Generalmente, asociamos el movimiento Me Too al tuit viral de la actriz Alyssa Milano en octubre de 2017: “Si has sido acosada o agredida sexualmente, escribe ‘yo también’ como respuesta a este tuit”. Milano usó la etiqueta #MeToo días después de que saliera un artículo en The New York Times con las denuncias de acoso y abuso sexual contra el productor Harvey Weinstein. Su propósito era desplazar la conversación pública del punto de vista del depredador al de la víctima.
Desde ese día, el movimiento Me Too se ha circunscrito sobre todo al mundo del espectáculo. Hace unos meses se conocieron nuevas denuncias contra el célebre actor francés Gérard Depardieu y, más recientemente, contra el cineasta español Carlos Vermut. Así que, en nuestro imaginario, asociamos el Me Too al mundo de Hollywood o al de la industria cinematográfica: un mundo de mujeres blancas privilegiadas lejos de nuestra realidad. Sin embargo, el movimiento Me Too tiene un origen diferente.
En algunos artículos sobre el movimiento, periodistas hacen alusión a Tarana Burke, pero su historia no es muy conocida. Burke fundó el movimiento Me Too en 2006 y en su libro autobiográfico Unbound nos cuenta cómo edificó su trabajo de activista sobre esas dos palabras.
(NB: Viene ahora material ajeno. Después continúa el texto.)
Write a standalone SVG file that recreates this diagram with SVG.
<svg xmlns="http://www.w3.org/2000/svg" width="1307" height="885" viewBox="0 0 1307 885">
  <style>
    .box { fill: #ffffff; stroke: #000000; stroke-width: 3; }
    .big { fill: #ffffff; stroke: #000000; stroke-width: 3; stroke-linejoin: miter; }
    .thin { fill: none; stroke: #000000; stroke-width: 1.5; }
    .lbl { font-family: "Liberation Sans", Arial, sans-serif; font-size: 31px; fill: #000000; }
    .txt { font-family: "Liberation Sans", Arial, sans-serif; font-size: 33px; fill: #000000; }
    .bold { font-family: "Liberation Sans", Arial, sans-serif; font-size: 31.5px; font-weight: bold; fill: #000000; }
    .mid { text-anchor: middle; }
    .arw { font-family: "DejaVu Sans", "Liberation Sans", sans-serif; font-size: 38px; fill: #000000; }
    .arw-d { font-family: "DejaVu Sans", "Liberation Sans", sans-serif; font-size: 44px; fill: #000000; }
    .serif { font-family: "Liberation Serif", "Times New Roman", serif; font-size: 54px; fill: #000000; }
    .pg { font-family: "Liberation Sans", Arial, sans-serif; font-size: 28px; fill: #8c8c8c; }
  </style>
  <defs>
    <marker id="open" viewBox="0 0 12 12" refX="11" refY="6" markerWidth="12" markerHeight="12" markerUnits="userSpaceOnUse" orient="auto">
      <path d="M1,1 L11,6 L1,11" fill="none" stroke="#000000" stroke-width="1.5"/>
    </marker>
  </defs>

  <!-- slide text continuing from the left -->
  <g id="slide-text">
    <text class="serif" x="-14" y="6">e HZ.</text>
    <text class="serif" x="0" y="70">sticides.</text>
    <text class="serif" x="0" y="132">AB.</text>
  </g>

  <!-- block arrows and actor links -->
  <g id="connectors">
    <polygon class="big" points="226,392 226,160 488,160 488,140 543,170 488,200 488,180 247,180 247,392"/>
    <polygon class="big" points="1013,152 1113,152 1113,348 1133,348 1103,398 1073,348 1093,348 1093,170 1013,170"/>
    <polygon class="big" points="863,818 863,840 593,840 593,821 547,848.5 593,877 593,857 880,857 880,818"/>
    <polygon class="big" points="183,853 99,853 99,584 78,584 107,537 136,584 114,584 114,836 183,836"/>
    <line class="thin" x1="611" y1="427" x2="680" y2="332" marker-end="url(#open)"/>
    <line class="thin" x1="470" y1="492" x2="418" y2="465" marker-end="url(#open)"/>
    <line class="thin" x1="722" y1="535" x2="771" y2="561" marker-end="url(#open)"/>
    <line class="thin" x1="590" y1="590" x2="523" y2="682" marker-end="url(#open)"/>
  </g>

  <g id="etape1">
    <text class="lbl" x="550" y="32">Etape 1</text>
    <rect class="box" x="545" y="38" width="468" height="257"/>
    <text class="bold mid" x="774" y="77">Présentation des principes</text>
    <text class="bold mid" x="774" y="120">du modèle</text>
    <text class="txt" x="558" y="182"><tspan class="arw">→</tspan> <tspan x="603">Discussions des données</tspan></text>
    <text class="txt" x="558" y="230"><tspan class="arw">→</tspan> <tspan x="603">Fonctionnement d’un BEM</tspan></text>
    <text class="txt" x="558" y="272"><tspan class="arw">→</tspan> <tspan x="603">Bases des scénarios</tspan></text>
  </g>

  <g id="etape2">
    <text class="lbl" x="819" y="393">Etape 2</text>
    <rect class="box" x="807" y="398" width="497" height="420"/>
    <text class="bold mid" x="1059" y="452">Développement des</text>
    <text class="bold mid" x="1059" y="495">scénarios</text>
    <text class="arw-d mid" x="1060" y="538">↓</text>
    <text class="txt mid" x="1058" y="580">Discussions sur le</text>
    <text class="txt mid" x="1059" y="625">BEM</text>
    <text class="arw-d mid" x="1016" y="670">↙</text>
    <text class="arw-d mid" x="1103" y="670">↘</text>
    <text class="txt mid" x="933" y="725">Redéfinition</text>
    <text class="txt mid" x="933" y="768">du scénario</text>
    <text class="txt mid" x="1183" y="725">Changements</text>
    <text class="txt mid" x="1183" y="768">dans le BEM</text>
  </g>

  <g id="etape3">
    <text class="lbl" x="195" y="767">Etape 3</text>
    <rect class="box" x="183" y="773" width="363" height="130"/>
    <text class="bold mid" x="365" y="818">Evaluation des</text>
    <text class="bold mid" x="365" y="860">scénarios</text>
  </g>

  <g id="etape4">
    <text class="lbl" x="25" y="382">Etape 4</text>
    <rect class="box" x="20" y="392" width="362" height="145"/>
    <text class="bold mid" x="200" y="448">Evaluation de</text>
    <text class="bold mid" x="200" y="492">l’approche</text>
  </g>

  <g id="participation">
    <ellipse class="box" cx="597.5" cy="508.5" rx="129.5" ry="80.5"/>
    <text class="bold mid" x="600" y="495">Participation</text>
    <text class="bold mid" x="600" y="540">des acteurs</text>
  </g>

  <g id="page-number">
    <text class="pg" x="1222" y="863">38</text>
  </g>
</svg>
A veces olvidamos que el hecho de que toda una tradición de izquierda se haya organizado en torno a lucha de clases como principal contradicción social significó silenciar otros discursos.
Burke nació en El Bronx, Nueva York, el 12 de septiembre de 1963. Durante su infancia, cuando apenas tenía siete años, fue víctima de violación, hecho que la marcó profundamente. Tuvieron que pasar muchos años antes de que ella encontrara el valor de contar su propia historia. Durante su trabajo como activista por los derechos civiles en Selma, Alabama, empezó a ser abordada por adolescentes que también habían sido víctimas de violencia sexual, fue allí donde empezó a sentir la necesidad de decir “yo también”.
En su libro, Burke cuenta que fue muy criticada por denunciar casos de abuso sexual dentro de su comunidad. La acusaban de querer dividir el movimiento. De hecho, el trabajo que ella hacía con las víctimas de violencia sexual no era considerado un trabajo importante, lo clasificaban como “trabajo social”. A pesar de estar muy familiarizada con las historias de hombres negros acusados falsamente de abuso sexual por parte de mujeres blancas –son conocidas las terribles historias de linchamientos en la época de las leyes Jim Crow–, ella sabía que no denunciar implicaba destruir su propio cuerpo.
“Cuando se trata de violencia sexual en la comunidad negra, la cultura del secreto y el silencio es más compleja que el simple deseo de proteger al agresor. La larga historia de falsas acusaciones de violencia sexual contra hombres negros, junto con nuestra tumultuosa relación con las fuerzas del orden, es un factor. Y la clasificación de la violencia sexual como algo menor frente al racismo estructural y la pobreza agobiante también influye en lo difícil que nos resulta enfrentarnos al monstruo de la violencia sexual y llamarlo por su nombre”.
Un punto de inflexión en su trabajo fue cuando una persona muy respetada en su comunidad, el reverendo James Bevel, uno de los arquitectos del movimiento por los derechos civiles estadounidense y principal lugarteniente de Martin Luther King, fue acusado de pederastia. Algunas personas en su comunidad llevaban más de 30 años conociendo sus abusos, pero habían preferido quedarse calladas porque Bevel era considerado un “héroe” para el movimiento.
A veces olvidamos que el hecho de que toda una tradición de izquierda se haya organizado en torno a lucha de clases como principal contradicción social significó silenciar otros discursos. Pero ¿a qué costo? ¿Y qué tanto se ha avanzado a través de ese silencio? No mucho. Por eso considero que no es un peligro, ni una amenaza, que en la llamada izquierda empiecen a escucharse otras voces.